"Art and China After 1989" on Show at Guggenheim Museum in Bilbao | SOMEXING

“Art and China After 1989” on Show at Guggenheim Museum in Bilbao

Chinese Contemporary Art Acting a Key Role on the Global Art Scene

“Art and China after 1989: Theater of the world” first took place at the Guggenheim Museum in New York in October 2017 and then moved to The Guggenheim Bilbao where it opened last May. This is the largest exhibition featuring Chinese contemporary art of this period, ever organized in Europe. Within the frame of 6 thematic and chronological sections, the show features the works by 71 keys artists and groups active across China and worldwide. 

Historical Context of Chinese Contemporary Art

The show covers a period of 20 years from 1989, the year of Tian Anmen protests to 2008 when China hosts the Olympics Games. It presents how Chinese contemporary artists play a key role in the process of making a new “global art scene”. All the works on display in the exhibition have been produced during this period of time, except for Map of Theater of the World (2017) by Qiu Zhijie, which was commissioned by the Guggenheim Museum. As he explains, the artist maps thirty years of contemporary art in China as well as Chinese and International economical and political events of this period, as he explains, “to give people the background of how to understand what happened in the Chinese contemporary art circle”.

Witness of changes

Alexandra Munroe, who is the curator of the exhibition alongside Philip Tinari and Hou Hanru, she explains in an interview to The Economist that “The central work is by artist Chen Zhen which he created in 1999 just before China entered the World Trade Organization.

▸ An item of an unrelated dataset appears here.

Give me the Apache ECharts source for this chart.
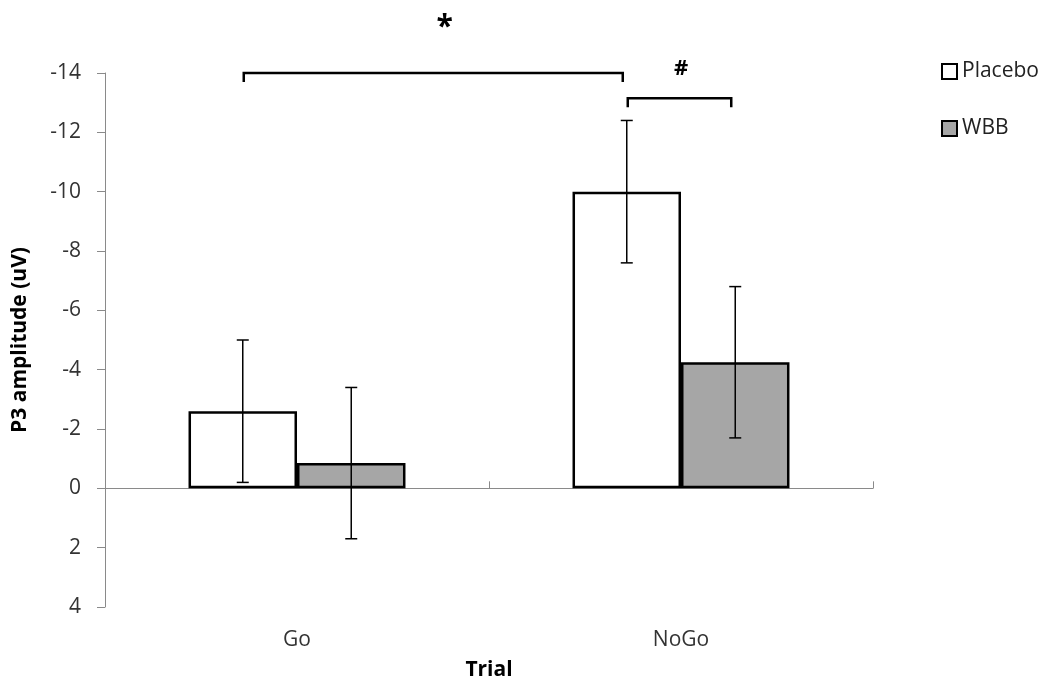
<!DOCTYPE html>
<html>
<head>
<meta charset="utf-8">
<script src="https://cdn.jsdelivr.net/npm/echarts@6/dist/echarts.min.js"></script>
<style>
  html, body { margin: 0; padding: 0; background: #fff; }
  #chart { width: 1051px; height: 686px; }
</style>
</head>
<body>
<div id="chart"></div>
<script>
// Trial conditions and group means (uV; negative = larger P3)
const trials = ['Go', 'NoGo'];
const groups = ['Placebo', 'WBB'];
const placeboMean = [-2.6, -10.0];
const wbbMean = [-0.85, -4.25];
const placeboErr = [2.4, 2.4];
const wbbErr = [2.55, 2.55];

// Axis settings
const yMin = -14, yMax = 4, yStep = 2;

// Significance brackets: [fromTrial, fromGroup, toTrial, toGroup, level, labelLevel, mark]
const brackets = [
  [0, 0, 1, 0, -14.0, -15.75, '*'],
  [1, 0, 1, 1, -13.15, -14.15, '#']
];

const FONT = '"Open Sans", sans-serif';
const CATEGORY_GAP = 0.435;            // fraction of band left empty
const BAR_FRACTION = (1 - CATEGORY_GAP) / 2;

const means = [placeboMean, wbbMean];
const errs = [placeboErr, wbbErr];

// Horizontal pixel centre of a group's bar within a category
function barCenter(api, trialIdx, groupIdx, value) {
  const p = api.coord([trialIdx, value]);
  const band = api.size([1, 0])[0];
  const w = band * BAR_FRACTION;
  return [p[0] + (groupIdx === 0 ? -w / 2 : w / 2), p[1]];
}

const errorData = [];
groups.forEach((g, gi) => {
  trials.forEach((t, ti) => {
    errorData.push([ti, gi, means[gi][ti] - errs[gi][ti], means[gi][ti] + errs[gi][ti]]);
  });
});

const chart = echarts.init(document.getElementById('chart'));
chart.setOption({
  animation: false,
  textStyle: { fontFamily: FONT },
  grid: { left: 105, right: 178, top: 73, bottom: 79, containLabel: false, outerBoundsMode: 'none' },
  legend: {
    data: groups,
    orient: 'vertical',
    left: 936,
    top: 56,
    itemGap: 36,
    itemWidth: 15,
    itemHeight: 15,
    icon: 'rect',
    textStyle: { fontFamily: FONT, fontSize: 21, color: '#222' },
    itemStyle: { borderColor: '#000', borderWidth: 2 }
  },
  xAxis: {
    type: 'category',
    data: trials,
    name: 'Trial',
    nameLocation: 'middle',
    nameGap: 53,
    nameTextStyle: { fontFamily: FONT, fontSize: 21, fontWeight: 'bold', color: '#000' },
    axisLine: { onZero: true, lineStyle: { color: '#8a8a8a', width: 1 } },
    axisTick: { show: true, inside: true, length: 7, lineStyle: { color: '#8a8a8a' } },
    axisLabel: { margin: 23, fontFamily: FONT, fontSize: 21, color: '#333' },
    splitLine: { show: false }
  },
  yAxis: {
    type: 'value',
    inverse: true,
    min: yMin,
    max: yMax,
    interval: yStep,
    name: 'P3 amplitude (uV)',
    nameLocation: 'middle',
    nameGap: 74,
    nameTextStyle: { fontFamily: FONT, fontSize: 21, fontWeight: 'bold', color: '#000' },
    axisLine: { show: true, lineStyle: { color: '#8a8a8a', width: 1 } },
    axisTick: { show: true, length: 8, lineStyle: { color: '#8a8a8a' } },
    axisLabel: { margin: 24, fontFamily: FONT, fontSize: 21, color: '#333' },
    splitLine: { show: false }
  },
  series: [
    {
      name: 'Placebo',
      type: 'bar',
      data: placeboMean,
      barGap: '0%',
      barCategoryGap: (CATEGORY_GAP * 100) + '%',
      itemStyle: { color: '#ffffff', borderColor: '#000', borderWidth: 2.5 }
    },
    {
      name: 'WBB',
      type: 'bar',
      data: wbbMean,
      barGap: '0%',
      barCategoryGap: (CATEGORY_GAP * 100) + '%',
      itemStyle: { color: '#a6a6a6', borderColor: '#000', borderWidth: 2.5 }
    },
    {
      name: 'error',
      type: 'custom',
      z: 5,
      data: errorData,
      encode: { x: 0, y: [2, 3] },
      renderItem: function (params, api) {
        const ti = api.value(0), gi = api.value(1);
        const lo = barCenter(api, ti, gi, api.value(2));
        const hi = barCenter(api, ti, gi, api.value(3));
        const cap = 6;
        const style = { stroke: '#000', lineWidth: 1.5 };
        return {
          type: 'group',
          children: [
            { type: 'line', shape: { x1: lo[0], y1: lo[1], x2: hi[0], y2: hi[1] }, style: style },
            { type: 'line', shape: { x1: lo[0] - cap, y1: lo[1], x2: lo[0] + cap, y2: lo[1] }, style: style },
            { type: 'line', shape: { x1: hi[0] - cap, y1: hi[1], x2: hi[0] + cap, y2: hi[1] }, style: style }
          ]
        };
      }
    },
    {
      name: 'brackets',
      type: 'custom',
      z: 6,
      clip: false,
      data: brackets,
      encode: { x: 0, y: 4 },
      renderItem: function (params, api) {
        const b = brackets[params.dataIndex];
        const a = barCenter(api, b[0], b[1], b[4]);
        const c = barCenter(api, b[2], b[3], b[4]);
        const t = barCenter(api, b[0], b[1], b[5]);
        const leg = 9;
        const star = b[6] === '*';
        return {
          type: 'group',
          children: [
            {
              type: 'polyline',
              shape: { points: [[a[0] + 1, a[1] + leg], [a[0] + 1, a[1]], [c[0] - 4, c[1]], [c[0] - 4, c[1] + leg]] },
              style: { stroke: '#000', lineWidth: 2.5, fill: null }
            },
            {
              type: 'text',
              style: {
                x: (a[0] + c[0]) / 2 + (star ? 10 : 0),
                y: t[1] + (star ? 6 : 0),
                text: b[6],
                fill: '#000',
                font: 'bold ' + (star ? 30 : 22) + 'px ' + FONT,
                align: 'center',
                verticalAlign: 'middle'
              }
            }
          ]
        };
      }
    }
  ]
});
</script>
</body>
</html>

What you see is a 30-meter writhing dragon form composed of thousands of inner tubes of bicycles. The belly of this dragon is encrusted with thousands of black plastic cars. This simple metaphor represents the scale of change that happened upon China during this period.”

A Better Understanding of China and Its Art

In the same interview, artist Xu Bing, who emigrated to New York in the early 90’s, says “I have a feeling that our understanding of the Western world is better than the West’s understanding of China”. I personally think that is why the West needs so much this kind of thematic exhibition about Chinese contemporary art, to put it back in its historical and cultural context and to get a better understanding of the present Chinese Contemporary art scene. For more information about the show, I invite you to watch the interviews of 6 artists who participate in “Art and China after 1989”

The exhibition is on view until September 23rd.